[START OF RECORD SET]

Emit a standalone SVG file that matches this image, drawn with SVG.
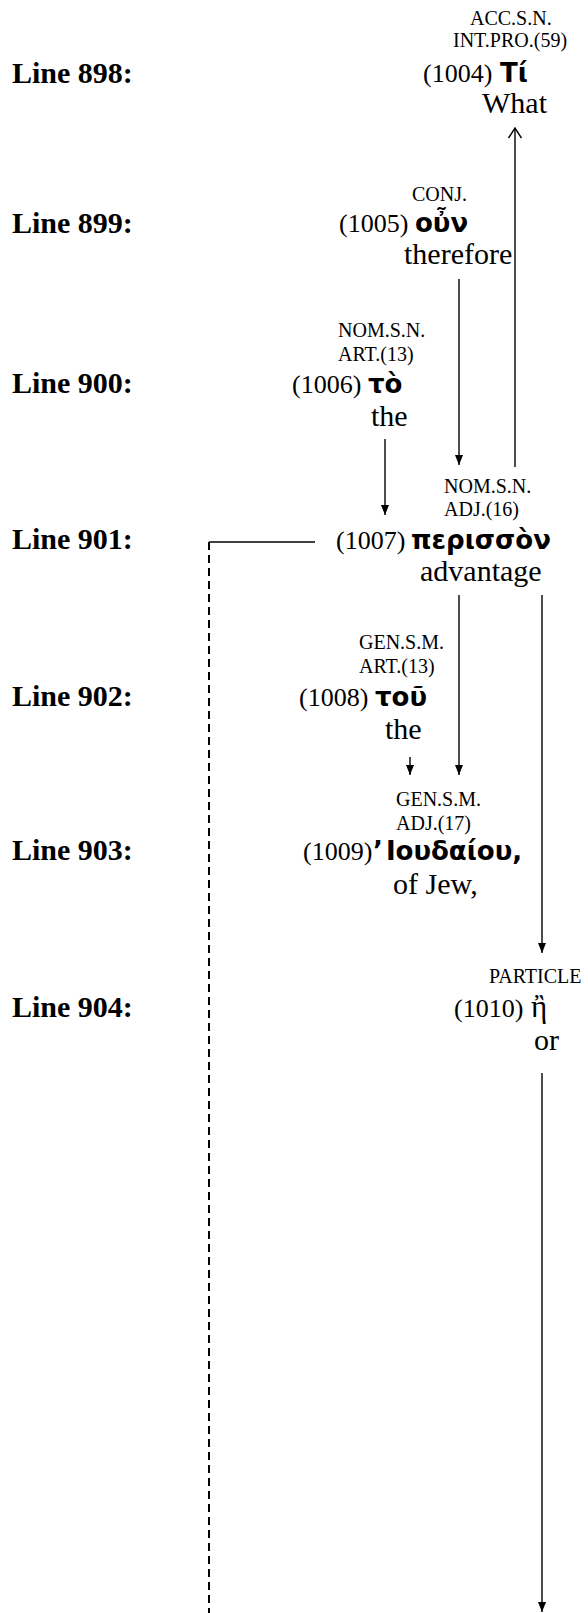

[END OF RECORD SET]
[START OF RECORD SET]

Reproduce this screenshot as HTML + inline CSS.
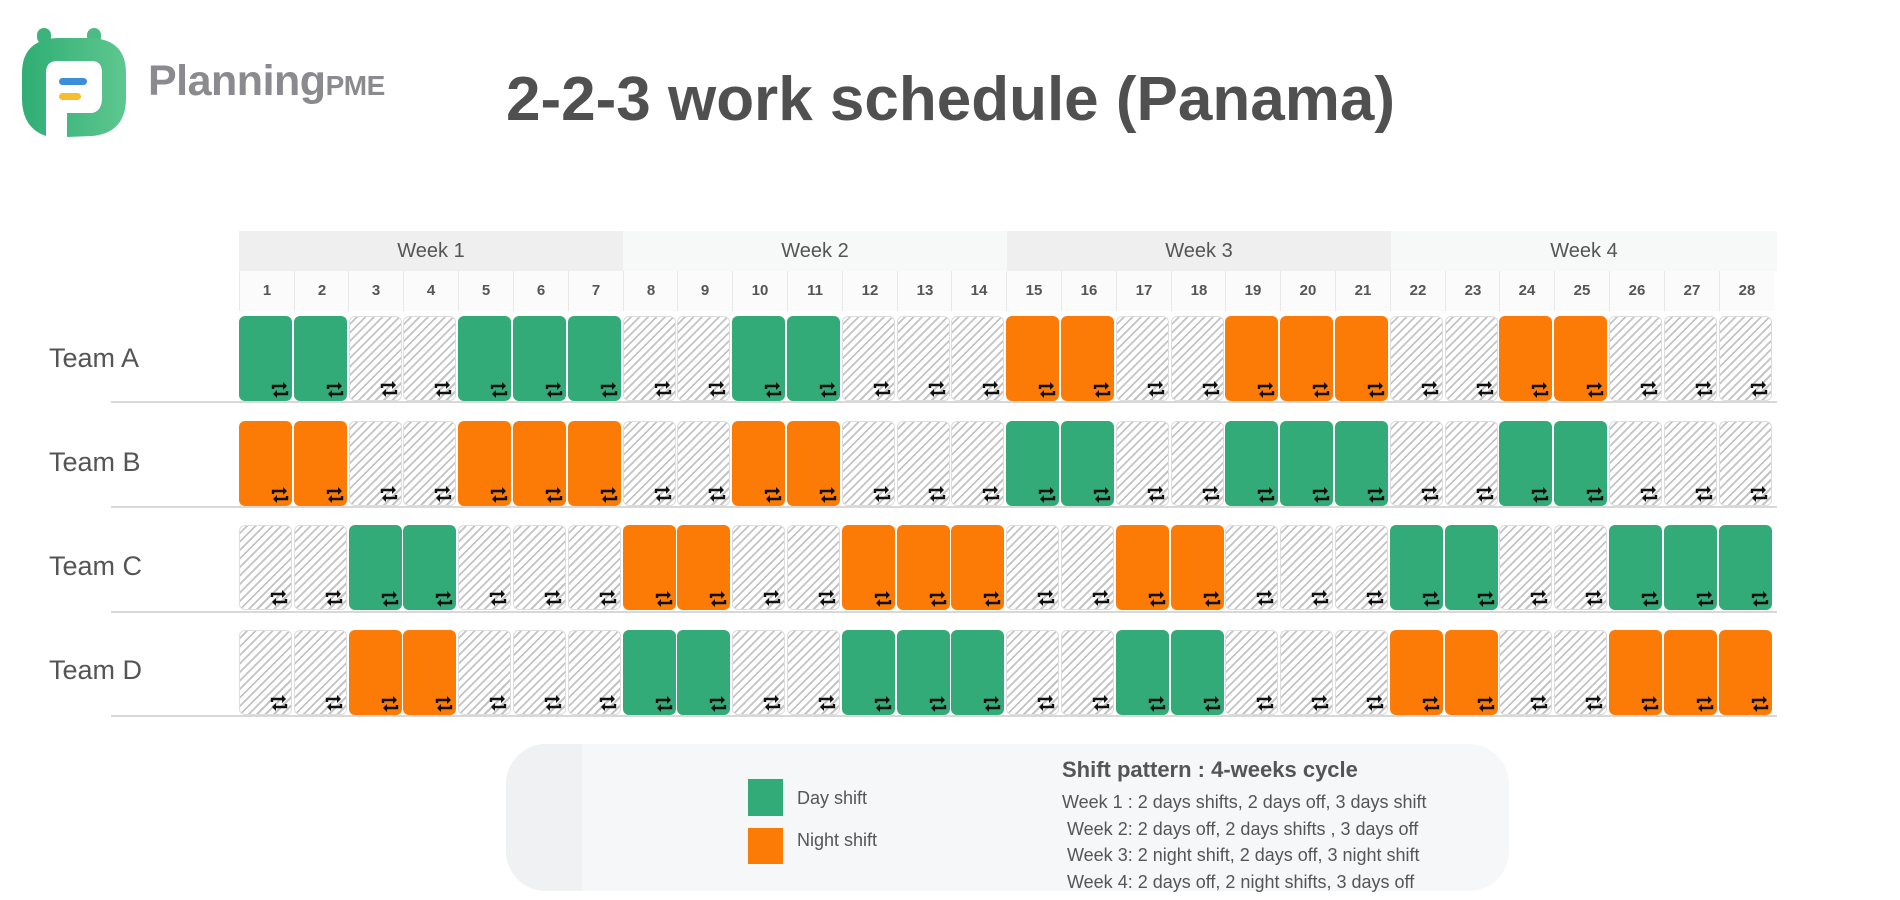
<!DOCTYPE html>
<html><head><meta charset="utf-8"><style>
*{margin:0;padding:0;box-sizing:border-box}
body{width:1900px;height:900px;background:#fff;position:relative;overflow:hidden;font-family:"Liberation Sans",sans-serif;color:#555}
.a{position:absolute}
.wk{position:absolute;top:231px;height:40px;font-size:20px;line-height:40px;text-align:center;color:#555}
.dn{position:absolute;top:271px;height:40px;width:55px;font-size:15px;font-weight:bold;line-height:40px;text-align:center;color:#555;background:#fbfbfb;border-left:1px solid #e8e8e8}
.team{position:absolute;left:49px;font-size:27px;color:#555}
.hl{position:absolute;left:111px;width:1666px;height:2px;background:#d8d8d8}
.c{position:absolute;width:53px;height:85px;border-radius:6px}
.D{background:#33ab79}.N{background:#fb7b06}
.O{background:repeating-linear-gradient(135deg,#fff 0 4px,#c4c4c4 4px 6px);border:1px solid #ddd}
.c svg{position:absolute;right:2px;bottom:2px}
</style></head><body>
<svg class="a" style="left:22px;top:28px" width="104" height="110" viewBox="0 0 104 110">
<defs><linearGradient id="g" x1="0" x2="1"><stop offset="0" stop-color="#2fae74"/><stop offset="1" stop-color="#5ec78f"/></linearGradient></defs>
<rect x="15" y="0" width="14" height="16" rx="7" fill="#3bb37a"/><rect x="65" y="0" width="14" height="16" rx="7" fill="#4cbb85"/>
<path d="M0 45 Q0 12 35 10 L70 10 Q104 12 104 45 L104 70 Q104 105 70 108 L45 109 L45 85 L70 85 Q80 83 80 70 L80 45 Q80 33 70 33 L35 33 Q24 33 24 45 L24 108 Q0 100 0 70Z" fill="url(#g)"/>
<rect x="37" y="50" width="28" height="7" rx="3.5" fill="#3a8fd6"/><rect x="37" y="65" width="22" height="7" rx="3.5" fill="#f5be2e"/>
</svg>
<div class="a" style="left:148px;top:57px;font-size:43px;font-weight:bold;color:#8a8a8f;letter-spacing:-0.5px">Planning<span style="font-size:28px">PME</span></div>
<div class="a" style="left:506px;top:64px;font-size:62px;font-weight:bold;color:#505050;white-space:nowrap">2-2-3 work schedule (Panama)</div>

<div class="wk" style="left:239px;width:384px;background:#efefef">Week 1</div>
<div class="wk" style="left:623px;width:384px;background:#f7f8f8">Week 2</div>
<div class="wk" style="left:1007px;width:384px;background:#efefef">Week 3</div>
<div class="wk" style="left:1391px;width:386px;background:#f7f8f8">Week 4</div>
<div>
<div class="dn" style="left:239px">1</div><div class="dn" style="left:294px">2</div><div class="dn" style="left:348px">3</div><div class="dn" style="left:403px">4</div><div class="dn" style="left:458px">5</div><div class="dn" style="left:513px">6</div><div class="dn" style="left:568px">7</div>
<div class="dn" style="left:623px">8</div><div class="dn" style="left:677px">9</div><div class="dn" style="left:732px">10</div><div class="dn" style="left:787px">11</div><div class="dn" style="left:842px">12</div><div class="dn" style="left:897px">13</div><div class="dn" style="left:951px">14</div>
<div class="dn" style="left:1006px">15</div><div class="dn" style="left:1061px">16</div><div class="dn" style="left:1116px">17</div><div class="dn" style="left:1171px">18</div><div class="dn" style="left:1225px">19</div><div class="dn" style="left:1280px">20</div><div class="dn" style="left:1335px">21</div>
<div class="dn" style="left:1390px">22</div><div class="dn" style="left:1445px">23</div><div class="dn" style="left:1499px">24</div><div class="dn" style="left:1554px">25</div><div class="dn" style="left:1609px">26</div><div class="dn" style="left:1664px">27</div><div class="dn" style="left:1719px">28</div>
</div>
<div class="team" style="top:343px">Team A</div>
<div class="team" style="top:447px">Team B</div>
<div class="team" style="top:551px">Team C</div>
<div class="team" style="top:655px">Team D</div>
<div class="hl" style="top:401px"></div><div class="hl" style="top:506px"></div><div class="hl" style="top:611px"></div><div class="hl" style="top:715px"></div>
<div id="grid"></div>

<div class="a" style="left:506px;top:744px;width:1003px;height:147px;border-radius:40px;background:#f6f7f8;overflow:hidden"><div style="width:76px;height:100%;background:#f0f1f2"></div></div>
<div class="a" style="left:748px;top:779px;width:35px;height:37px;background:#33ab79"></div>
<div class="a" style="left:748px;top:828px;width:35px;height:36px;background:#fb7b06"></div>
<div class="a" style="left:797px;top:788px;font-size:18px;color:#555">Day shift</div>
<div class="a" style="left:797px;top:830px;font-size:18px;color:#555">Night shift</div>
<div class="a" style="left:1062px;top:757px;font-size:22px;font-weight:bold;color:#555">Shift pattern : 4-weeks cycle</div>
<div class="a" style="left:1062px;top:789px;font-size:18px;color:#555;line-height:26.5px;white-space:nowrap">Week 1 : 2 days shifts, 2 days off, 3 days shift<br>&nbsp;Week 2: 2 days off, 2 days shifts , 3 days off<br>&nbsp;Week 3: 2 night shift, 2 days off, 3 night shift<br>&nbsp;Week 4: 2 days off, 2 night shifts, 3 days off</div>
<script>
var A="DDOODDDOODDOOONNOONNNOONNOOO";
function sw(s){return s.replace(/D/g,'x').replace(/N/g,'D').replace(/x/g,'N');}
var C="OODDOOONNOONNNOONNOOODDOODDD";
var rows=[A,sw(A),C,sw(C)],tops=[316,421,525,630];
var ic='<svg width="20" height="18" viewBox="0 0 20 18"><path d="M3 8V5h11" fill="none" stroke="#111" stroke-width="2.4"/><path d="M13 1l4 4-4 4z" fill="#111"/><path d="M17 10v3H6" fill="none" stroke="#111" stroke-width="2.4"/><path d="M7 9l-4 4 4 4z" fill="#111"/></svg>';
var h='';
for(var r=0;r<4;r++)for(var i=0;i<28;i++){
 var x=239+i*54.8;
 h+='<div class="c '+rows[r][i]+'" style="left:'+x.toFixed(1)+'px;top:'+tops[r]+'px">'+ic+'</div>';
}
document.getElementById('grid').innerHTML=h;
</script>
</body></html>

[END OF RECORD SET]

Find each line holding "this". Copy it out.

* REPLY TO THE EXERCISE
Emit a standalone SVG file that matches this image, drawn with SVG.
Reproduce this screenshot as HTML + inline CSS.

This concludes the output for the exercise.